Now, she says, pointing to countless exhibitions and accredited graduate degree programs around the world, “Beer history’s a thing.”
Tiah Edmunson-Morton, a host of a Beer Culture Summit happy hour, says that when she started the Oregon Hops and Brewing Archives at Oregon State University in 2013 she had no one to consult, and a graduate student who wanted to write her dissertation on craft beer in Portland struggled to convince her advisors of its merits.
Happily, “The number of people focusing on this as a profession has increased and the connections between the people working on beer scholarship have grown,” she says.
To wit: in addition to Edmunson-Morton, the summit counts among its presenters Marc Meltonville, a food and beverage historian for the British royal family; Frank Clark, master of historic foodways at Colonial Williamsburg; Teresa McCulla, curator of the American Brewing History Initiative at the Smithsonian’s National Museum of American History; and myriad professors, curators, librarians, journalists, brewers and leading self-styled experts.
“Beer and beer production is the story of people! They’re a lens we can use to think about how humans have related to their environment,” emails Edmunson-Morton. “Scholarship on beer and hops fits in with similar food science work on wine, cheese, green beans, bread, etc. It may be a bit sexier than green beans but it is still a food product and a terrific lens to look at culture, science, food, agriculture, economics, leisure, class, labor, gender, etc.”
Beyond the aforementioned webinars and others that focus on a singular business, city or region’s brewing evolution, Garibay has stocked the schedule with weighty forums about race, ethnicity, gender and sexual preference. She calls out Chris Mosier as one particularly notable speaker.
The transgender Olympic athlete whom the British Broadcasting Corp. has called “the man who changed the Olympics” will speak with Garibay, a gay woman, about “coming out, alcohol, fitting in, finding a sense of belonging and creating social change through the lens of group affiliation and social spaces,” according to the summit’s website.
Mosier doesn’t drink alcohol, says Garibay, so he’ll bring a unique perspective to a beer conference conversation about how the LGBTQ+ community has traditionally found a semblance of a safe haven in (certain) bars. Athletic Brewing, which exclusively produces non-alcoholic beers, sponsors this discussion.
As a lesbian and first generation Mexican-American, Garibay says this year’s global reckoning on identity and equality didn’t influence her programming one bit. It didn’t have to.
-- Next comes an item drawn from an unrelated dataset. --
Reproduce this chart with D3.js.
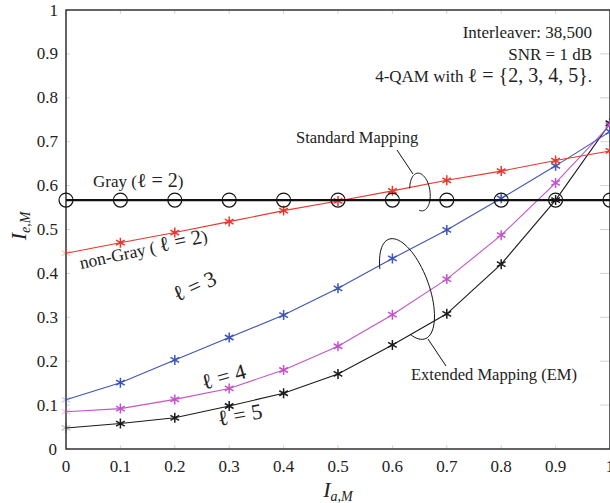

“As a gay woman of color this whole idea of equity and inclusion is sort of like, ‘Duh, why wouldn’t you do that?’ I’m very committed to having these very progressive conversations,” she says.
Anyone interested in joining and/or listening in on these conversations can purchase daily tickets for $25 each. The money helps to support the mission and construction of the Brewseum, whose location Garibay expects to announce soon. Since its founding in 2014, the center has hosted exhibitions and events (like last year’s inaugural summit) both at Chicago’s Field Museum and at museums and breweries around the city and country.